**TO BE DONE**
Only the number is wanted: how many lines in the data contain "drawn"?

**DATASET EXCERPT**
--- Begin ---

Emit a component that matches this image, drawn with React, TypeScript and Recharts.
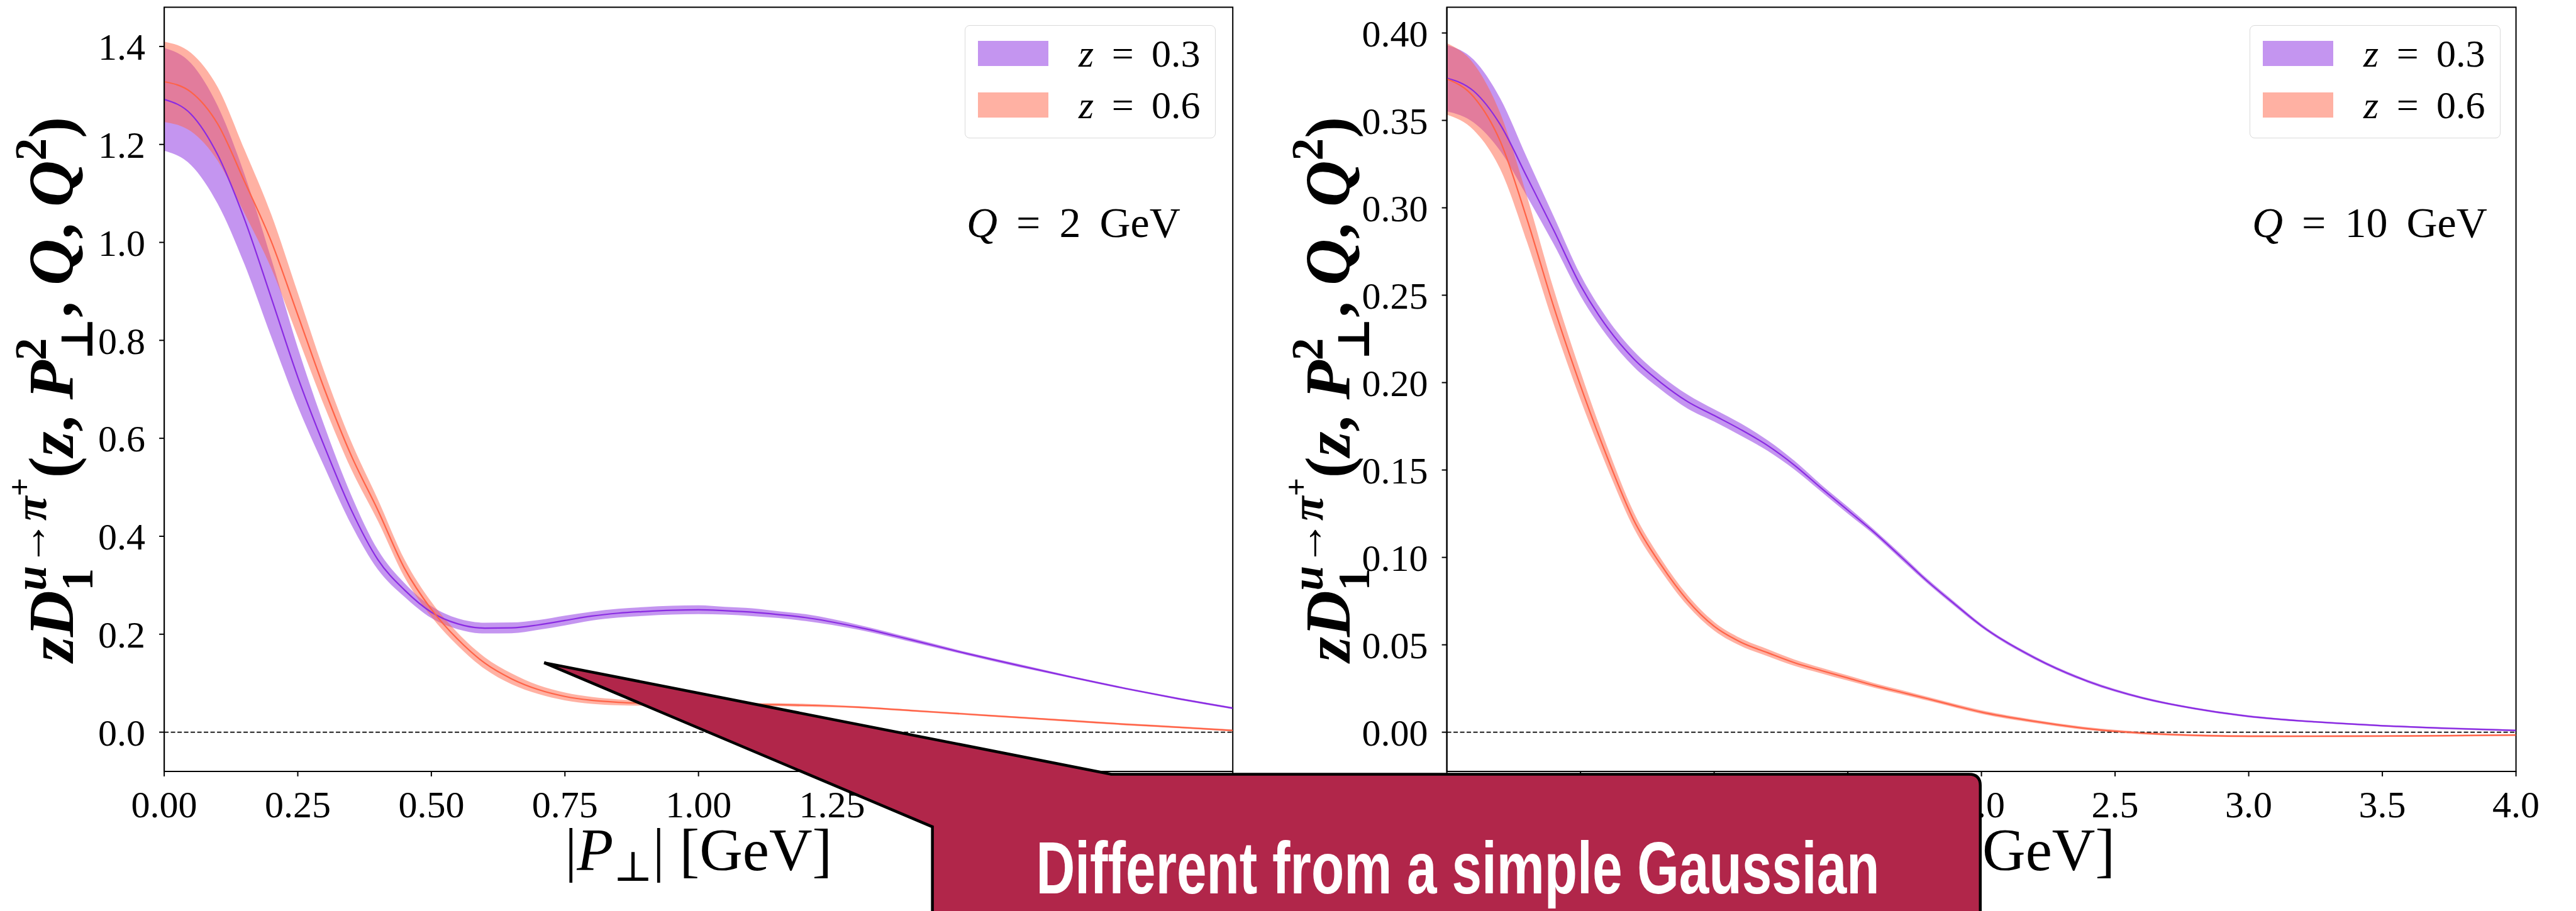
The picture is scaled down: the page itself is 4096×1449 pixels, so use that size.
import {
  Area,
  ComposedChart,
  Legend,
  Line,
  ReferenceArea,
  ReferenceLine,
  XAxis,
  YAxis,
} from "recharts";

// |P_perp| grid [GeV] and curves for the Q = 2 GeV panel
const pPerpQ2 = [
  0, 0.05, 0.1, 0.15, 0.2, 0.25, 0.3, 0.35, 0.4, 0.45, 0.5, 0.55, 0.6, 0.65,
  0.7, 0.75, 0.8, 0.85, 0.9, 0.95, 1.0, 1.05, 1.1, 1.15, 1.2, 1.3, 1.4, 1.5,
  1.6, 1.7, 1.8, 1.9, 2.0,
];
const z03Q2 = [
  1.292, 1.262, 1.179, 1.048, 0.888, 0.725, 0.583, 0.454, 0.352, 0.29, 0.245,
  0.221, 0.2125, 0.213, 0.219, 0.228, 0.237, 0.243, 0.2465, 0.249, 0.25, 0.248,
  0.245, 0.24, 0.234, 0.214, 0.188, 0.161, 0.136, 0.112, 0.089, 0.068, 0.049,
];
const z03Q2Err = [
  0.105, 0.104, 0.1, 0.092, 0.08, 0.06, 0.042, 0.03, 0.02, 0.014, 0.012, 0.011,
  0.011, 0.011, 0.01, 0.01, 0.009, 0.009, 0.009, 0.009, 0.009, 0.008, 0.008,
  0.007, 0.007, 0.005, 0.004, 0.003, 0.003, 0.002, 0.002, 0.002, 0.002,
];
const z06Q2 = [
  1.328, 1.307, 1.242, 1.125, 1.003, 0.852, 0.7, 0.565, 0.453, 0.334, 0.251,
  0.189, 0.141, 0.109, 0.087, 0.073, 0.065, 0.061, 0.059, 0.058, 0.0575, 0.057,
  0.0565, 0.056, 0.055, 0.051, 0.044, 0.037, 0.03, 0.023, 0.016, 0.01, 0.0034,
];
const z06Q2Err = [
  0.082, 0.08, 0.075, 0.065, 0.055, 0.045, 0.035, 0.028, 0.022, 0.018, 0.015,
  0.013, 0.012, 0.011, 0.009, 0.008, 0.007, 0.006, 0.005, 0.004, 0.004, 0.003,
  0.003, 0.003, 0.003, 0.002, 0.002, 0.002, 0.002, 0.002, 0.002, 0.002, 0.002,
];

// same for the Q = 10 GeV panel
const pPerpQ10 = [
  0, 0.1, 0.2, 0.3, 0.4, 0.5, 0.6, 0.7, 0.8, 0.9, 1.0, 1.1, 1.2, 1.3, 1.4, 1.5,
  1.6, 1.7, 1.8, 1.9, 2.0, 2.2, 2.4, 2.6, 2.8, 3.0, 3.25, 3.5, 3.75, 4.0,
];
const z03Q10 = [
  0.3742, 0.3668, 0.3475, 0.3175, 0.2871, 0.2556, 0.2316, 0.2134, 0.2001,
  0.1892, 0.1812, 0.1731, 0.164, 0.1528, 0.1397, 0.127, 0.1142, 0.1002, 0.0861,
  0.0733, 0.0609, 0.0425, 0.029, 0.0197, 0.0135, 0.0091, 0.0059, 0.0037,
  0.0022, 0.001,
];
const z03Q10Err = [
  0.019, 0.018, 0.015, 0.011, 0.008, 0.006, 0.005, 0.0045, 0.004, 0.004,
  0.0035, 0.0035, 0.003, 0.0025, 0.002, 0.002, 0.0015, 0.0015, 0.0013, 0.0012,
  0.001, 0.0009, 0.0008, 0.0007, 0.0006, 0.0006, 0.0005, 0.0005, 0.0005,
  0.0005,
];
const z06Q10 = [
  0.3737, 0.3635, 0.338, 0.2934, 0.2433, 0.1982, 0.1573, 0.1211, 0.096, 0.0755,
  0.0606, 0.0515, 0.0455, 0.0398, 0.0353, 0.031, 0.0267, 0.0229, 0.0191,
  0.0152, 0.0115, 0.0062, 0.002, -0.0005, -0.0018, -0.0023, -0.0023, -0.0022,
  -0.002, -0.0016,
];
const z06Q10Err = [
  0.0205, 0.019, 0.016, 0.013, 0.01, 0.008, 0.006, 0.0045, 0.0035, 0.003,
  0.0025, 0.0022, 0.002, 0.0018, 0.0016, 0.0015, 0.0013, 0.0012, 0.0011, 0.001,
  0.001, 0.0009, 0.0008, 0.0007, 0.0006, 0.0006, 0.0005, 0.0005, 0.0005,
  0.0005,
];

const xTicksQ2 = [0, 0.25, 0.5, 0.75, 1, 1.25, 1.5, 1.75, 2];
const yTicksQ2 = [0, 0.2, 0.4, 0.6, 0.8, 1.0, 1.2, 1.4];
const xTicksQ10 = [0, 0.5, 1, 1.5, 2, 2.5, 3, 3.5, 4];
const yTicksQ10 = [0, 0.05, 0.1, 0.15, 0.2, 0.25, 0.3, 0.35, 0.4];

const zValues = ["0.3", "0.6"];
const PURPLE = "#8a2be2";
const TOMATO = "#ff6347";
const seriesColors = [PURPLE, TOMATO];

const SERIF = "'Liberation Serif', 'DejaVu Serif', serif";
const SANS = "'Liberation Sans Narrow', 'Liberation Sans', 'DejaVu Sans', sans-serif";

// layout (window px)
const H = 1449;
const TOP = 11.6;
const PLOT_BOTTOM = 1226.9;
const XAXIS_H = 200;

type Row = {
  p: number;
  z03: number;
  z03Band: [number, number];
  z06: number;
  z06Band: [number, number];
};

function buildRows(
  p: number[],
  a: number[],
  aErr: number[],
  b: number[],
  bErr: number[],
): Row[] {
  return p.map((x, i) => ({
    p: x,
    z03: a[i],
    z03Band: [a[i] - aErr[i], a[i] + aErr[i]],
    z06: b[i],
    z06Band: [b[i] - bErr[i], b[i] + bErr[i]],
  }));
}

function YLabel({ viewBox }: any) {
  const x = (viewBox?.x ?? 0) + 116;
  const y = (viewBox?.y ?? TOP) + (viewBox?.height ?? PLOT_BOTTOM - TOP) / 2;
  const F = 102;
  const s = F * 0.7;
  return (
    <text
      x={x}
      y={y}
      transform={`rotate(-90 ${x} ${y})`}
      textAnchor="middle"
      fontFamily={SERIF}
      fontSize={F}
      fontWeight="bold"
      fontStyle="italic"
      fill="#000">
      zD
      <tspan fontSize={s} fontStyle="normal" dy={F * 0.3}>1</tspan>
      <tspan fontSize={s} dx={-s * 0.5} dy={-F * 0.72}>u→π</tspan>
      <tspan fontSize={F * 0.5} fontStyle="normal" dy={-F * 0.25}>+</tspan>
      <tspan fontSize={F} fontStyle="normal" dy={F * 0.67}>(</tspan>
      <tspan>z</tspan>
      <tspan fontStyle="normal">, </tspan>
      <tspan>P</tspan>
      <tspan fontSize={s} fontStyle="normal" dy={-F * 0.42}>2</tspan>
      <tspan fontSize={s} fontStyle="normal" dx={-s * 0.5} dy={F * 0.72}>⊥</tspan>
      <tspan fontStyle="normal" dy={-F * 0.3}>, </tspan>
      <tspan>Q</tspan>
      <tspan fontStyle="normal">, </tspan>
      <tspan>Q</tspan>
      <tspan fontSize={s} fontStyle="normal" dy={-F * 0.42}>2</tspan>
      <tspan fontStyle="normal" dy={F * 0.42}>)</tspan>
    </text>
  );
}

function XLabel({ viewBox }: any) {
  const cx = (viewBox?.x ?? 0) + (viewBox?.width ?? 0) / 2;
  const y = (viewBox?.y ?? PLOT_BOTTOM) + 156.8;
  const F = 95;
  return (
    <text x={cx} y={y} textAnchor="middle" fontFamily={SERIF} fontSize={F} fill="#000">
      |<tspan fontStyle="italic">P</tspan>
      <tspan fontSize={F * 0.7} dy={F * 0.18}>⊥</tspan>
      <tspan dy={-F * 0.18}>| [GeV]</tspan>
    </text>
  );
}

function BandLegend() {
  return (
    <div
      style={{
        boxSizing: "border-box",
        position: "relative",
        width: 399,
        height: 180,
        border: "1.5px solid #d9d9d9",
        borderRadius: 8,
        background: "rgba(255,255,255,0.8)",
      }}>
      {zValues.map((z, i) => (
        <div key={z} style={{ position: "absolute", left: 0, top: 24 + i * 82, width: "100%", height: 40 }}>
          <div
            style={{
              position: "absolute",
              left: 20,
              top: 0,
              width: 112,
              height: 40,
              background: seriesColors[i],
              opacity: 0.5,
            }}
          />
          <div
            style={{
              position: "absolute",
              left: 180,
              top: 0,
              height: 40,
              lineHeight: "40px",
              fontFamily: SERIF,
              fontSize: 62,
              wordSpacing: 13,
              whiteSpace: "nowrap",
              color: "#000",
            }}>
            <i>z</i> = {z}
          </div>
        </div>
      ))}
    </div>
  );
}

type PanelProps = {
  rows: Row[];
  left: number;
  width: number;
  yAxisWidth: number;
  marginRight: number;
  xDomain: [number, number];
  yDomain: [number, number];
  xTicks: number[];
  yTicks: number[];
  xDigits: number;
  yDigits: number;
  legendLeft: number;
};

function Panel(props: PanelProps) {
  const { rows, xDomain, yDomain } = props;
  const tick = { fill: "#000", fontSize: 60, fontFamily: SERIF };
  const line = { stroke: "#000", strokeWidth: 2 };
  return (
    <div style={{ position: "absolute", left: props.left, top: 0 }}>
      <ComposedChart
        width={props.width}
        height={H}
        data={rows}
        margin={{ top: TOP, right: props.marginRight, bottom: H - PLOT_BOTTOM - XAXIS_H, left: 0 }}>
        <XAxis
          type="number"
          dataKey="p"
          domain={xDomain}
          allowDataOverflow
          ticks={props.xTicks}
          interval={0}
          tickFormatter={(v: number) => v.toFixed(props.xDigits)}
          tick={tick}
          tickLine={line}
          axisLine={line}
          tickSize={8}
          tickMargin={22}
          height={XAXIS_H}
          label={<XLabel />}
        />
        <YAxis
          type="number"
          domain={yDomain}
          allowDataOverflow
          ticks={props.yTicks}
          interval={0}
          tickFormatter={(v: number) => v.toFixed(props.yDigits)}
          tick={tick}
          tickLine={line}
          axisLine={line}
          tickSize={8}
          tickMargin={22}
          width={props.yAxisWidth}
          label={<YLabel />}
        />
        <ReferenceLine y={0} stroke="#000" strokeWidth={1.8} strokeDasharray="7 3.5" />
        <Area
          dataKey="z03Band"
          type="monotone"
          fill={PURPLE}
          fillOpacity={0.5}
          stroke="none"
          isAnimationActive={false}
        />
        <Area
          dataKey="z06Band"
          type="monotone"
          fill={TOMATO}
          fillOpacity={0.5}
          stroke="none"
          isAnimationActive={false}
        />
        <Line dataKey="z03" type="monotone" stroke={PURPLE} strokeWidth={2.2} dot={false} isAnimationActive={false} />
        <Line dataKey="z06" type="monotone" stroke={TOMATO} strokeWidth={2.2} dot={false} isAnimationActive={false} />
        <ReferenceArea
          x1={xDomain[0]}
          x2={xDomain[1]}
          y1={yDomain[0]}
          y2={yDomain[1]}
          fill="none"
          stroke="#000"
          strokeWidth={2}
          ifOverflow="visible"
        />
        <Legend
          layout="vertical"
          align="center"
          verticalAlign="middle"
          content={() => <BandLegend />}
          wrapperStyle={{ left: props.legendLeft, top: 40, width: 399, height: 180 }}
        />
      </ComposedChart>
    </div>
  );
}

export default function App() {
  const rowsQ2 = buildRows(pPerpQ2, z03Q2, z03Q2Err, z06Q2, z06Q2Err);
  const rowsQ10 = buildRows(pPerpQ10, z03Q10, z03Q10Err, z06Q10, z06Q10Err);

  return (
    <div
      style={{
        position: "absolute",
        left: 0,
        top: 0,
        width: 4096,
        height: H,
        background: "#fff",
        overflow: "hidden",
      }}>
      <Panel
        rows={rowsQ2}
        left={0}
        width={2030}
        yAxisWidth={261.1}
        marginRight={69.8}
        xDomain={[0, 2]}
        yDomain={[-0.08, 1.48]}
        xTicks={xTicksQ2}
        yTicks={yTicksQ2}
        xDigits={2}
        yDigits={1}
        legendLeft={1534}
      />
      <Panel
        rows={rowsQ10}
        left={2030}
        width={2066}
        yAxisWidth={270.6}
        marginRight={95.4}
        xDomain={[0, 4]}
        yDomain={[-0.0224, 0.4147]}
        xTicks={xTicksQ10}
        yTicks={yTicksQ10}
        xDigits={1}
        yDigits={2}
        legendLeft={1547}
      />

      {/* annotations + callout drawn over both panels */}
      <svg
        width={4096}
        height={H}
        style={{ position: "absolute", left: 0, top: 0, pointerEvents: "none" }}>
        <text x={1537} y={377} fontFamily={SERIF} fontSize={68} wordSpacing={13} fill="#000">
          <tspan fontStyle="italic">Q</tspan> = 2 GeV
        </text>
        <text x={3581} y={377} fontFamily={SERIF} fontSize={68} wordSpacing={13} fill="#000">
          <tspan fontStyle="italic">Q</tspan> = 10 GeV
        </text>
        <path
          d="M 865.2 1054.1 L 1766.9 1231.4 L 3130.8 1231.4 Q 3148.8 1231.4 3148.8 1249.4 L 3148.8 1470 L 1482.6 1470 L 1482.6 1315.1 Z"
          fill="#b1264a"
          stroke="#000"
          strokeWidth={4.5}
          strokeLinejoin="miter"
        />
        <text
          x={1647.5}
          y={1421}
          fontFamily={SANS}
          fontWeight="bold"
          fontSize={116}
          fill="#fff"
          textLength={1341}
          lengthAdjust="spacingAndGlyphs">
          Different from a simple Gaussian
        </text>
      </svg>
    </div>
  );
}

--- End ---

**FULL OUTPUT**
2